First, looking at Batting WAR, we found the aging curves for both all batters, and for catchers specifically. Catchers tend to have less batting regression as they get older, which is probably because they are, on average, less valuable as hitters and therefore have less regression to the mean, as we can see in the chart below. However, we made the determination that Brian McCann is not like “most catchers” and has consistently been a very good hitter, so we used the all-hitter curve as our aging curve for Batting WAR.
Double Play WAR has very little significant variance and change, as a player gets older. Therefore, for McCann, we set his Runs Above Average (RAA) for a double play as a constant value equal to his career average thus far.
Base-Running WAR has a very small, linear decrease, so we found the regression equation for the line and used the coefficient (.2007) as a constant decrease for every year older.
Positional WAR was a little more tricky in that running a regression wouldn’t really accomplish much, since playing catcher versus any other position is a binary variable that varies greatly from catcher to catcher. Although McCann has shown little trend of increasing or decreasing his games started at catcher to this point, it isn’t much of a stretch to assume that the percentage of games he starts at catcher will decrease as he ages.
Failing to find a purely quantitative method to project the percentage of games that McCann would start at catcher, we instead decided to use a subjective adjustment of decreasing 5 percentage points per year, starting at a 90% approximation for 2014.
Combining all the components and going through the aging curves, we found the total runs above average and then converted this into runs above replacement and then into his total WAR. We then used this WAR value to project McCann’s production over the course of his contract and its dollar value based on our $/WAR projections from part one.
3 Year Contract – $56 Million, $18.67MM AAV
4 Year Contract – $66 Million, $16.5MM AAV
5 Year Contract – $75 Million, $15MM AAV
6 Year Contract – $82 Million, $13.67MM AAV
If these numbers seem low for McCann (which they obviously are given the actual 5 year, $85M contract he received from the Yankees), you would be right. First of all, it’s the Yankees, so paying above the market value isn’t a foreign concept. But an additional factor that has affected baseball is the rise of Pitch f/x, which is very useful in determining the runs a catcher can add through framing pitches. McCann is very good at this, and factoring the pitch framing runs above added, we can see that McCann’s WAR value increases substantially.
Of course, this assumes that all teams have started using pitch framing in their valuations of players, and framing is a much newer consideration and something less well-known currently.
The WAR aging curve for Ubaldo Jimenez was slightly similar in that the only component that is considered is pitching WAR (for time purposes, accounting for defensive WAR or the potential of batting WAR really wasn’t practical). Again, we used the past ten years of consecutive pitching seasons in order to determine the average change as the player ages. Here is the additive visualization of the part of the aging curve from 30 to 37 years old.
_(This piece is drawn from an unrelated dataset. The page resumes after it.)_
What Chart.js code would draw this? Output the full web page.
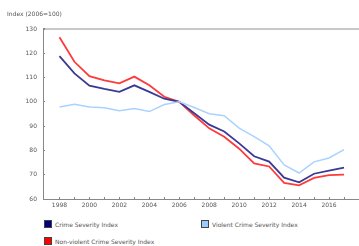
<!DOCTYPE html>
<html>
<head>
<meta charset="utf-8">
<script src="https://cdn.jsdelivr.net/npm/chart.js@4"></script>
<style>
	html, body { margin: 0; padding: 0; background: #fff; }
	#wrap { position: relative; width: 359px; height: 246px; font-family: "DejaVu Sans", sans-serif; color: #555; }
	#chart { position: absolute; left: 0; top: 0; }
	.ytitle { position: absolute; left: 7px; top: 10px; font-size: 6px; }
	.leg { position: absolute; font-size: 6px; line-height: 8px; white-space: nowrap; }
	.leg i { display: inline-block; width: 6px; height: 6px; border: 1px solid #444; vertical-align: -1px; margin-right: 3px; }
</style>
</head>
<body>
<div id="wrap">
	<canvas id="chart" width="359" height="218"></canvas>
	<div class="ytitle">Index (2006=100)</div>
	<div class="leg" style="left:44px; top:220px;"><i style="background:#000080"></i>Crime Severity Index</div>
	<div class="leg" style="left:201px; top:220px;"><i style="background:#99ccff"></i>Violent Crime Severity Index</div>
	<div class="leg" style="left:44px; top:237px;"><i style="background:#ff0000"></i>Non-violent Crime Severity Index</div>
</div>
<script>
	const years = [1998, 1999, 2000, 2001, 2002, 2003, 2004, 2005, 2006, 2007,
		2008, 2009, 2010, 2011, 2012, 2013, 2014, 2015, 2016, 2017];
	const crimeSeverity = [118.8, 111.7, 106.7, 105.3, 104.1, 106.8, 104.1, 101.3, 100.0, 95.3,
		90.6, 87.8, 82.9, 77.6, 75.4, 68.8, 66.9, 70.4, 71.7, 72.9];
	const violentSeverity = [97.9, 99.0, 97.9, 97.6, 96.3, 97.3, 96.0, 98.9, 100.0, 97.7,
		95.1, 94.3, 89.2, 85.7, 81.9, 74.0, 70.7, 75.3, 76.9, 80.3];
	const nonViolentSeverity = [126.6, 116.5, 110.6, 108.8, 107.6, 110.4, 106.8, 102.1, 100.0, 94.4,
		89.1, 85.6, 80.7, 74.7, 73.4, 66.6, 65.6, 68.7, 69.8, 70.0];
	const yTicks = [60, 70, 80, 90, 100, 110, 120, 130];
	const xLabels = [1998, 2000, 2002, 2004, 2006, 2008, 2010, 2012, 2014, 2016];

	const toPoints = vals => vals.map((v, i) => ({ x: years[i], y: v }));

	// chart element
	let chartEle = document.getElementById('chart').getContext('2d');

	const data = {
		datasets: [
		{
			label: 'Violent Crime Severity Index',
			data: toPoints(violentSeverity),
			borderColor: '#aad2ff',
			borderWidth: 1.5
		},
		{
			label: 'Crime Severity Index',
			data: toPoints(crimeSeverity),
			borderColor: '#3a3a94',
			borderWidth: 1.8
		},
		{
			label: 'Non-violent Crime Severity Index',
			data: toPoints(nonViolentSeverity),
			borderColor: '#ff3a3a',
			borderWidth: 1.8
		}]
	};

	const tickFont = { family: 'DejaVu Sans', size: 6 };

	const options = {
		responsive: false,
		animation: false,
		elements: { point: { radius: 0 }, line: { tension: 0 } },
		layout: { padding: { top: 29, left: 0, right: 0, bottom: 0 } },
		plugins: { legend: { display: false }, tooltip: { enabled: false } },
		scales: {
			x: {
				type: 'linear',
				min: 1996.9,
				max: 2018,
				afterBuildTicks: s => { s.ticks = years.map(v => ({ value: v })); },
				afterFit: s => { s.height = 19; },
				ticks: {
					autoSkip: false,
					maxRotation: 0,
					font: tickFont,
					color: '#555',
					padding: 5,
					callback: v => xLabels.includes(v) ? String(v) : ''
				},
				grid: { drawOnChartArea: false, tickLength: -2, tickColor: '#888' },
				border: { color: '#888', width: 1 }
			},
			y: {
				min: 60,
				max: 130,
				afterBuildTicks: s => { s.ticks = yTicks.map(v => ({ value: v })); },
				afterFit: s => { s.width = 43; },
				ticks: { font: tickFont, color: '#555', padding: 8 },
				grid: {
					tickLength: -2,
					tickColor: '#888',
					color: ctx => ctx.tick && ctx.tick.value === 130 ? '#c8c8c8' : 'rgba(0,0,0,0)',
					lineWidth: ctx => ctx.tick && ctx.tick.value === 130 ? 2 : 1
				},
				border: { color: '#888', width: 1 }
			}
		}
	};

	let myChart = new Chart(chartEle, {
		type: 'line',
		data: data,
		options: options
	});
</script>
</body>
</html>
Similar to our Batting WAR projections for McCann, before we applied the aging curve, we had to find a projection for the current Pitching Runs Above Average by calculating the expected values of the components of Pitching WAR. To do this, we ran a regression for each component on the previous values of that component using past data from consecutive pitcher seasons to get projections for Jimenez’s 2014 season.
Through this regression, we were able to predict the following values for WAR components for Jimenez’s 2014 season.
- FB% – 35.70%
- HR/FB – 10.47%
- K% – 21.98%
- BB% – 9.80%
- BABIP – 0.30089219
- LOB% – 71.9%
Plugging these values into the RAA formula, we get a predicted RAA value of -.08 for Jimenez in 2014 (after also predicting his innings pitched). Of course, in addition to his value and innings itched, we needed to project both his future as a starter, in terms of how many innings he would pitch each season over the course of his contract. From year to year, we used the significant variables of previous year’s ERA, games started, and innings pitched as the predictive values for games started and innings pitched of each current year.
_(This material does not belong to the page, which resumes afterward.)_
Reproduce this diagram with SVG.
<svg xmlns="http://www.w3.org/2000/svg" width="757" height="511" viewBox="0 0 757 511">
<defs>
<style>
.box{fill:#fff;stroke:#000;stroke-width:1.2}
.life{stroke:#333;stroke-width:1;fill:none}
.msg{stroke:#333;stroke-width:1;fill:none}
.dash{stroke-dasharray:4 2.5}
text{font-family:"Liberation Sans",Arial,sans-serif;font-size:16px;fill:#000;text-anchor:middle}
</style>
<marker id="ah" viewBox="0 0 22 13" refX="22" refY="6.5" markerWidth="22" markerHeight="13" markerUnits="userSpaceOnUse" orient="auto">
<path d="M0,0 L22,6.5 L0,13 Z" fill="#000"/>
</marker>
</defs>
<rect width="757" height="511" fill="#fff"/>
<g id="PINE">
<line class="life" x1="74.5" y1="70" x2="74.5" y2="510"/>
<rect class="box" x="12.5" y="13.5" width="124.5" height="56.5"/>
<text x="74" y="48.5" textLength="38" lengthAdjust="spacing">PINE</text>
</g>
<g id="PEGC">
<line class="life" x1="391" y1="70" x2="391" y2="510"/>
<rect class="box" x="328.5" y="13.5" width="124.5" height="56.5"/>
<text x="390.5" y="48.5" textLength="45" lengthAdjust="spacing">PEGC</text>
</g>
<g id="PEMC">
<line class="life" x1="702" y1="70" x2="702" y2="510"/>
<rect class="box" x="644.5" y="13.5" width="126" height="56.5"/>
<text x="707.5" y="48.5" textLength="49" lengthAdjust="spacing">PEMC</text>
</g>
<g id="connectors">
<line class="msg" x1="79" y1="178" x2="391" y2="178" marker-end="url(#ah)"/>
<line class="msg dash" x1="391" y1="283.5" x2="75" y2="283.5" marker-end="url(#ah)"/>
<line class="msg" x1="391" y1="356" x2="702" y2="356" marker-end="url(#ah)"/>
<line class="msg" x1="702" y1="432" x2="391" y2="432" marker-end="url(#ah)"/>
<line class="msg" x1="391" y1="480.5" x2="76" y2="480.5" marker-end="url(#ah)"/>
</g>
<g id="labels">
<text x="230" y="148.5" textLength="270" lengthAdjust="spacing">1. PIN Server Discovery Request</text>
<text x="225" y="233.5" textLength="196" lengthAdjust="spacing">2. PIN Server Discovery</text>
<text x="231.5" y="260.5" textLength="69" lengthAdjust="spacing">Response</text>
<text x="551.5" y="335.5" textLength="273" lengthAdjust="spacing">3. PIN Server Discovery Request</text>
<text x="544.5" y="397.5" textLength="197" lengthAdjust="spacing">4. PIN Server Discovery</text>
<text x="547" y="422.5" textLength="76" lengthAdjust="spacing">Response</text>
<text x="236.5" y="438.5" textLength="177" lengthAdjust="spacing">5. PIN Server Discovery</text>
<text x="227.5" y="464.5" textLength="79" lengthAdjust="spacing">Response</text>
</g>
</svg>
Note that the games started doesn’t mean necessarily that Ubaldo will only start 14 games in a season down the road (something that would be pretty weird for a team to do), just that the average value of games that he would be projected to be starting goes down. As Ubaldo ages, he projects more as a reliever than as a starter.
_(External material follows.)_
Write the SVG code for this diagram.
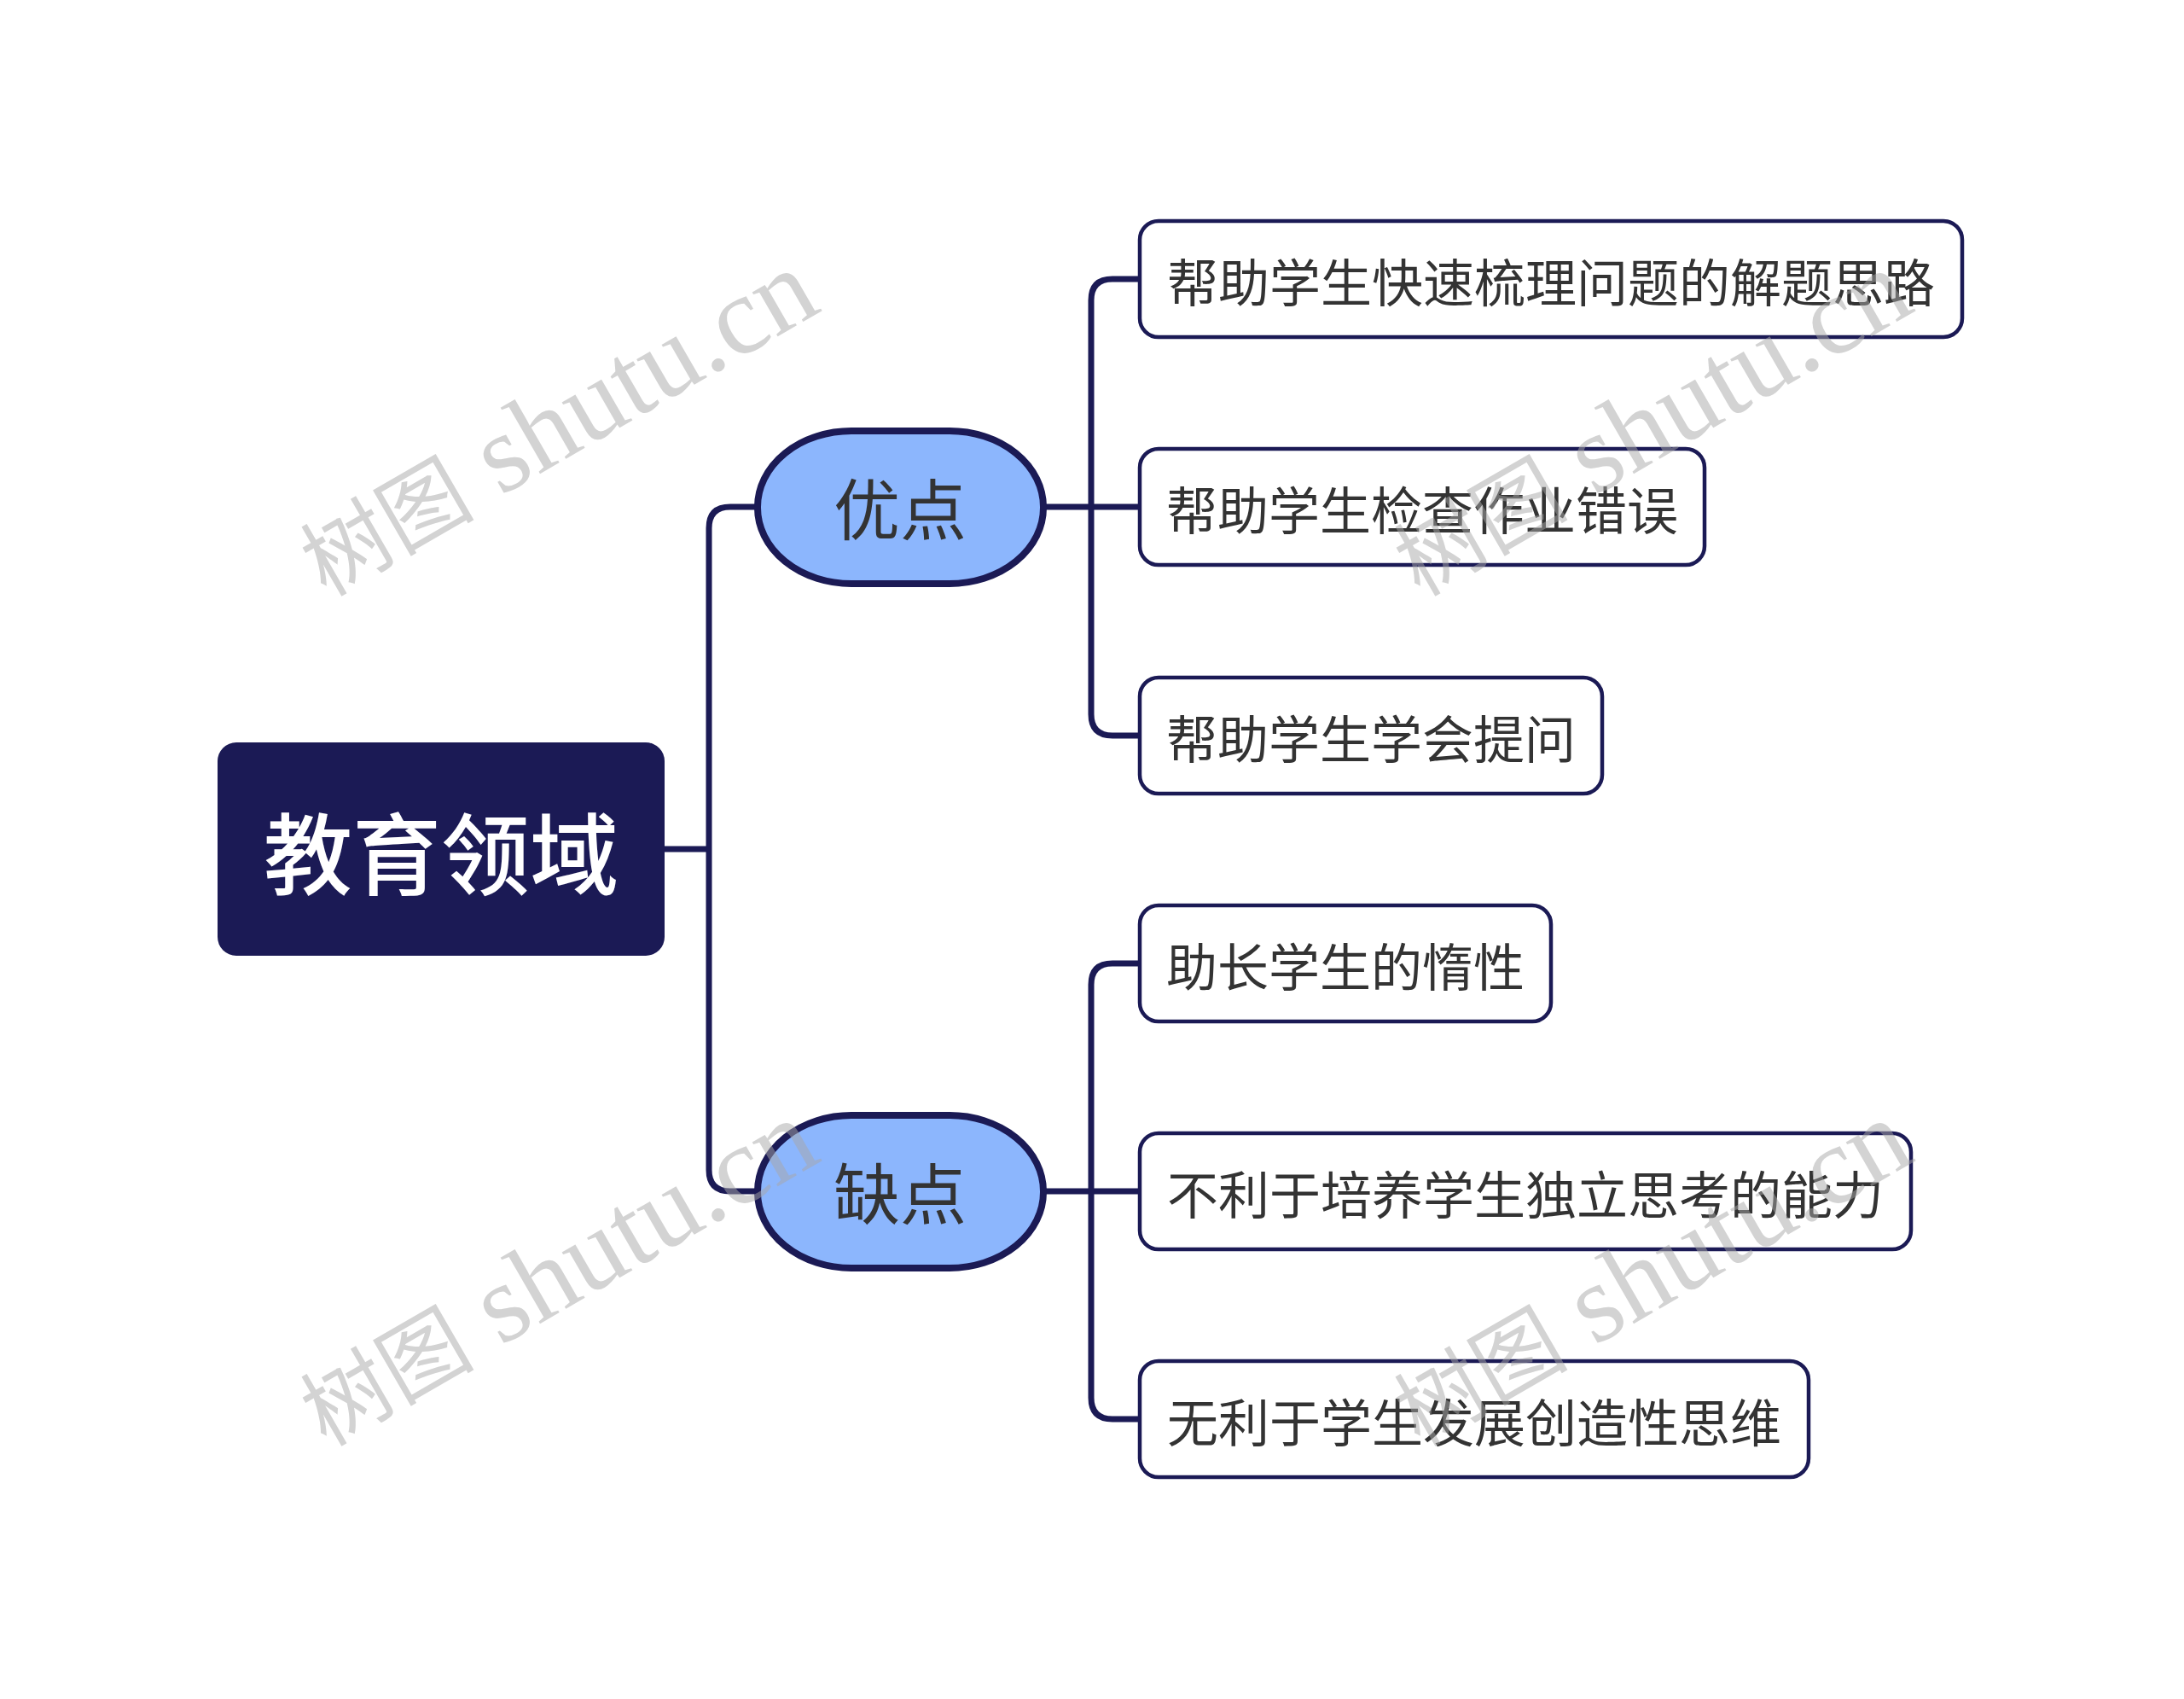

1 Year Contract – $15.50 Million, $15.50MM AAV
2 Year Contract – $25.00 Million, $12.50MM AAV
3 Year Contract – $29.00 Million, $9.67MM AAV
We see very quickly that Jimenez’s WAR rapidly decreases, even projecting at producing negative WAR by the 4th year of the contract (and thus not worth projecting a 4-year contract). Our model looks at Jimenez much more skeptically than the general consensus, especially when you consider the 4-year, $50 million dollar contract that he actually received. Jimenez projects to many teams as a higher-variance player, which probably led to one team (the Orioles) falling in love with him and his upside and giving him a contract that hugely overvalues his actual projected worth.
Right now, our projections are not making definitive claims. There are many aspects that our projections leave out, such as pitch framing, which is still a developing tool used to varying degrees by different teams in player evaluation. Jimenez also has gone through a significant change in his delivery (as we will talk about later in this series), and could very well outperform our projections. However, developing an aging curve and WAR projection is a very effective tool in developing an idea for what a player will contribute as he ages and should be a process that is undertaken when evaluating any player seeking a new contract.